Un’altra previsione che, letta in controluce, ci fa capire quali sono le condizioni generali degli allevamenti al chiuso (vale quindi anche per il numero 2) è quella che riguarda l’alternanza obbligatoria luce/buio. Questo già ci dice in generale che i capannoni non hanno niente che possa somigliare a finestre: sono chiusi, isolati rispetto all’esterno, le condizioni di luminosità sono determinate in maniera artificiale. L’obbligo è quello, da un lato di tenere il capanno in condizioni di luminosità adeguate, che permettano alle galline di vedersi e di essere viste chiaramente, di guardarsi intorno e di muoversi normalmente: uno pseudo giorno. Dall’altro lato, creare una pseudo notte: nelle 24 ore, almeno 8 consecutive devono essere di oscurità. Encomiabile, benché drammatica, la precisione con cui si statuisce che la fase di transizione dalla luce al buio deve essere progressiva, caratterizzata da una sorta di pseudo crepuscolo: non è che di botto si spengono le luci e tutti a nanna, altrimenti si creerebbe il caos e le galline si farebbero male.  

Le galline di allevamento nella maggior parte dei casi sopportano livelli di stress elevati, acuiti dal fatto di non poter dare libero sfogo ai loro istinti. Tra questi istinti c’è – ne siamo ben consapevoli, non viviamo nel mondo delle fiabe – quello di prevaricare i propri simili: in “natura”, ammesso che si possa parlare di natura per una specie domestica che si potrebbe definire inventata dall’uomo, le galline mangiano rispettando l’ordine di beccata, una precisa gerarchia, e chi prova a scavalcarla viene immediatamente messo a posto a colpi di becco. Figuriamoci allora che potrebbe succedere in un ambiente in cui, pur con un’abbondanza di cibo messo a disposizione dagli allevatori, i volatili sono chiusi e compressi in 13 per metro quadro. È per questo motivo che, fermo restando il divieto di mutilazioni, si fa eccezione per il taglio del becco, effettuato quando i pulcini hanno meno di 10 giorni: per evitare plumofagia e cannibalismo, ovvero che le galline mangino sé stesse o le loro compagne.

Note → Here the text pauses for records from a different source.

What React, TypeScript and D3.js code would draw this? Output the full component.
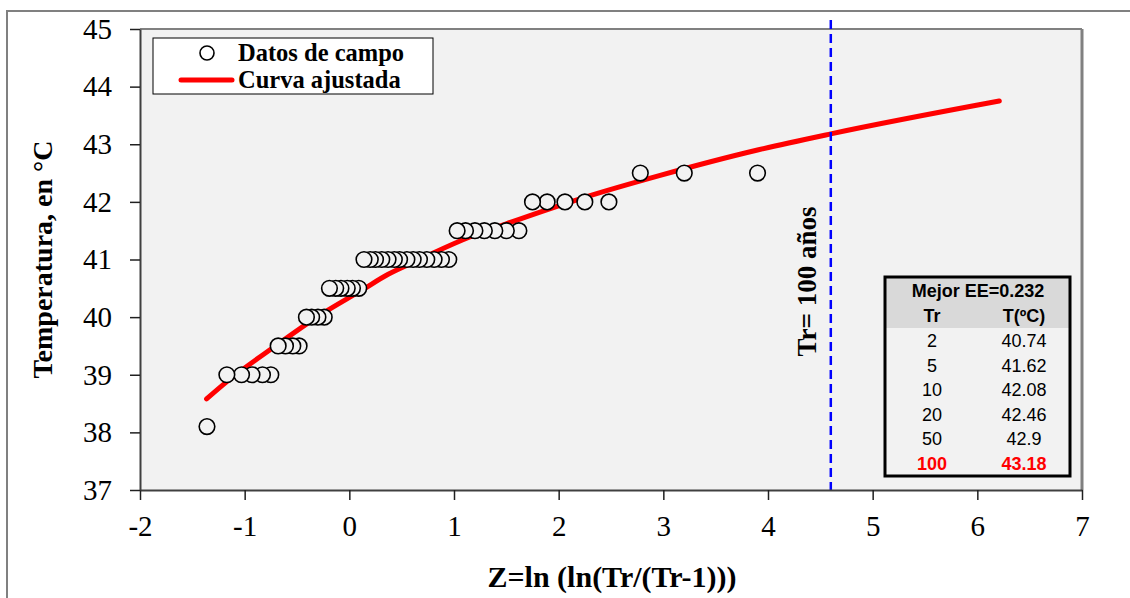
import React, { useEffect, useRef } from 'react';
import * as d3 from 'd3';

const width = 1130;
const height = 598;

// plot area
const margin = { top: 29, right: 48, bottom: 108, left: 140 };

// Datos de campo (Z, temperatura) - de mayor a menor
const fieldZ = [
  3.9, 3.2, 2.78,
  2.48, 2.25, 2.06, 1.89, 1.75,
  1.62, 1.5, 1.39, 1.29, 1.2, 1.11, 1.03,
  0.95, 0.88, 0.81, 0.74, 0.67, 0.61, 0.55, 0.48, 0.43, 0.37, 0.31, 0.25, 0.2, 0.14,
  0.09, 0.03, -0.02, -0.08, -0.13, -0.19,
  -0.24, -0.3, -0.36, -0.41,
  -0.48, -0.54, -0.61, -0.68,
  -0.75, -0.83, -0.93, -1.03, -1.17,
  -1.36,
];
const fieldT = [
  42.5, 42.5, 42.5,
  42, 42, 42, 42, 42,
  41.5, 41.5, 41.5, 41.5, 41.5, 41.5, 41.5,
  41, 41, 41, 41, 41, 41, 41, 41, 41, 41, 41, 41, 41, 41,
  40.5, 40.5, 40.5, 40.5, 40.5, 40.5,
  40, 40, 40, 40,
  39.5, 39.5, 39.5, 39.5,
  39, 39, 39, 39, 39,
  38.1,
];

// Curva ajustada
const curveZ = [-1.364, -1.17, -0.69, -0.31, 0.13, 0.367, 0.61, 1.15, 1.5, 2.25, 2.97, 3.9, 4.6, 6.21];
const curveT = [38.58, 38.88, 39.52, 40.0, 40.48, 40.74, 40.95, 41.39, 41.62, 42.08, 42.46, 42.9, 43.18, 43.75];

// tabla
const tableTr = ['2', '5', '10', '20', '50', '100'];
const tableT = ['40.74', '41.62', '42.08', '42.46', '42.9', '43.18'];

const xTicks = [-2, -1, 0, 1, 2, 3, 4, 5, 6, 7];
const yTicks = [37, 38, 39, 40, 41, 42, 43, 44, 45];
const zTr100 = 4.6;

const serif = '"Liberation Serif", "Times New Roman", serif';
const sans = '"Liberation Sans", Arial, sans-serif';

const App = () => {
  const xAxisRef = useRef<SVGGElement>(null);
  const yAxisRef = useRef<SVGGElement>(null);

  const xScale = d3.scaleLinear().domain([-2, 7]).range([margin.left, width - margin.right]);
  const yScale = d3.scaleLinear().domain([37, 45]).range([height - margin.bottom, margin.top]);

  useEffect(() => {
    const gx = d3.select(xAxisRef.current);
    gx.call(
      d3.axisBottom(xScale).tickValues(xTicks).tickFormat(d => String(d))
        .tickSize(10).tickSizeOuter(0).tickPadding(15)
    );
    gx.select('.domain').attr('stroke', '#404040').attr('stroke-width', 2);
    gx.selectAll('.tick line').attr('stroke', '#202020').attr('stroke-width', 1.5);
    gx.selectAll('.tick text')
      .style('font-family', serif)
      .style('font-size', '29px')
      .attr('fill', '#000');

    const gy = d3.select(yAxisRef.current);
    gy.call(
      d3.axisLeft(yScale).tickValues(yTicks).tickFormat(d => String(d))
        .tickSize(10).tickSizeOuter(0).tickPadding(18)
    );
    gy.select('.domain').attr('stroke', '#404040').attr('stroke-width', 2);
    gy.selectAll('.tick line').attr('stroke', '#202020').attr('stroke-width', 1.5);
    gy.selectAll('.tick text')
      .style('font-family', serif)
      .style('font-size', '29px')
      .attr('fill', '#000');
  });

  const line = d3
    .line<number>()
    .x(i => xScale(curveZ[i]))
    .y(i => yScale(curveT[i]))
    .curve(d3.curveMonotoneX);

  const x0 = margin.left;
  const x1 = width - margin.right;
  const y0 = margin.top;
  const y1 = height - margin.bottom;

  // table box
  const tb = { x: 885, y: 277, w: 185, h: 199 };
  const rowH = 24.6;

  return (
    <svg width={width} height={height} style={{ position: 'absolute', left: 0, top: 0 }}>
      <rect x={7} y={11} width={1140} height={600} fill="#fff" stroke="#808080" strokeWidth={2} />
      <rect x={x0} y={y0} width={x1 - x0} height={y1 - y0} fill="#f2f2f2" />
      <line x1={x0} y1={y0} x2={x1} y2={y0} stroke="#808080" strokeWidth={2} />
      <line x1={x1} y1={y0} x2={x1} y2={y1} stroke="#808080" strokeWidth={3} />

      <path d={line(curveZ.map((_, i) => i)) || ''} fill="none" stroke="#ff0000" strokeWidth={5} strokeLinecap="round" />

      {fieldZ.map((z, i) => (
        <circle key={i} cx={xScale(z)} cy={yScale(fieldT[i])} r={7.8} fill="#f2f2f2" stroke="#000" strokeWidth={1.6} />
      ))}

      <line
        x1={xScale(zTr100)}
        x2={xScale(zTr100)}
        y1={yScale(45) - 9}
        y2={yScale(37) + 5}
        stroke="#0000ff"
        strokeWidth={2.5}
        strokeDasharray="9,5"
      />
      <text
        transform={`translate(${xScale(zTr100) - 15}, ${(y0 + y1) / 2 + 22}) rotate(-90)`}
        textAnchor="middle"
        fontFamily={serif}
        fontWeight="bold"
        fontSize={27}
      >
        Tr= 100 años
      </text>

      <g ref={xAxisRef} transform={`translate(0, ${y1})`} />
      <g ref={yAxisRef} transform={`translate(${x0}, 0)`} />

      {/* legend */}
      <rect x={153} y={38} width={280} height={56} fill="#fff" stroke="#000" strokeWidth={1} />
      <circle cx={207} cy={53} r={7} fill="#fff" stroke="#000" strokeWidth={1.6} />
      <line x1={181} x2={232} y1={80} y2={80} stroke="#ff0000" strokeWidth={5} strokeLinecap="round" />
      <text x={238} y={61} fontFamily={serif} fontWeight="bold" fontSize={24.5}>Datos de campo</text>
      <text x={238} y={88} fontFamily={serif} fontWeight="bold" fontSize={24.5}>Curva ajustada</text>

      {/* table */}
      <rect x={tb.x} y={tb.y} width={tb.w} height={tb.h} fill="#f2f2f2" />
      <rect x={tb.x} y={tb.y} width={tb.w} height={51} fill="#d9d9d9" />
      <rect x={tb.x} y={tb.y} width={tb.w} height={tb.h} fill="none" stroke="#000" strokeWidth={3} />
      <text x={978} y={297} textAnchor="middle" fontFamily={sans} fontWeight="bold" fontSize={18}>Mejor EE=0.232</text>
      <text x={932} y={322} textAnchor="middle" fontFamily={sans} fontWeight="bold" fontSize={18}>Tr</text>
      <text x={1024} y={322} textAnchor="middle" fontFamily={sans} fontWeight="bold" fontSize={18}>T(ºC)</text>
      {tableTr.map((tr, i) => {
        const last = i === tableTr.length - 1;
        return (
          <g key={tr} fontFamily={sans} fontSize={18} fontWeight={last ? 'bold' : 'normal'} fill={last ? '#ff0000' : '#000'}>
            <text x={932} y={347 + i * rowH} textAnchor="middle">{tr}</text>
            <text x={1024} y={347 + i * rowH} textAnchor="middle">{tableT[i]}</text>
          </g>
        );
      })}

      {/* axis titles */}
      <text
        transform={`translate(52, ${(y0 + y1) / 2}) rotate(-90)`}
        textAnchor="middle"
        fontFamily={serif}
        fontWeight="bold"
        fontSize={28}
      >
        Temperatura, en °C
      </text>
      <text x={612} y={587} textAnchor="middle" fontFamily={serif} fontWeight="bold" fontSize={30}>
        Z=ln (ln(Tr/(Tr-1)))
      </text>
    </svg>
  );
};

export default App;
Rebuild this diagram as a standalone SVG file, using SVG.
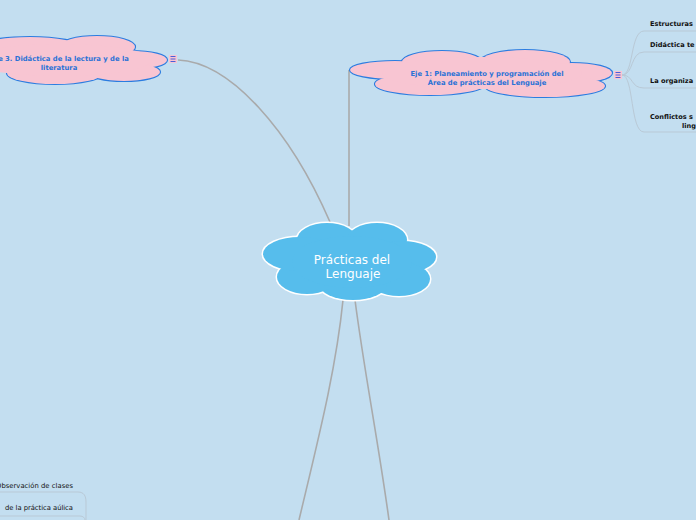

Le altre cifre del codice: nazione, comune, provincia, allevamento

Al primo numero segue il paese d’origine delle uova: IT sta per Italia ovviamente, è impossibile o quasi vedere uova di provenienza straniera, data la loro delicatezza e deperibilità. Il comune è indicato dalle successive tre cifre, sono numeri difficilmente intellegibili.

La provincia invece è quella classica, due lettere, come sulle targhe delle auto. Infine anche gli ultimi tre numeri, che identificano l’allevamento, ci dicono poco ma possono risultare molto utili in casi di richiami e contaminazioni, per identificare subito la provenienza delle uova.

Altre indicazioni obbligatorie: scadenza, freschezza, peso

Sulle confezioni è naturalmente obbligatoria la data di scadenza: non infrequente, appare anche la data di deposizione.

C’è poi la freschezza: le uova che compriamo sugli scaffali dei supermercati o nei negozi sono solo di categoria A, cioè fresche, oppure extra fresche. Nelle extra la camera d’aria interna non deve superare i 4 millimetri, e in ogni caso non si deve andare oltre i 9 giorni dalla deposizione; nelle fresche la camera interna può arrivare fino a 6mm. C’è anche la categoria B, ma non è destinata alla vendita al pubblico, bensì all’industria alimentare.

Il peso: fino a qualche anno fa era una categorizzazione molto in voga. In ogni caso, anche oggi potrebbe essere utile: se siete cuochi pedanti, non vi accontentate delle ricette in cui c’è scritto “2 uova”, ma vorrete saperne il peso, a costo di compiere acrobazie in cucina. E allora: le uova piccole (taglia S) hanno un peso netto inferiore ai 53 grammi, le medie (taglia M) tra i 53 e i 63, le grandi (L) tra i 63 e i 73 grammi, le grandissime (XL) oltre 73.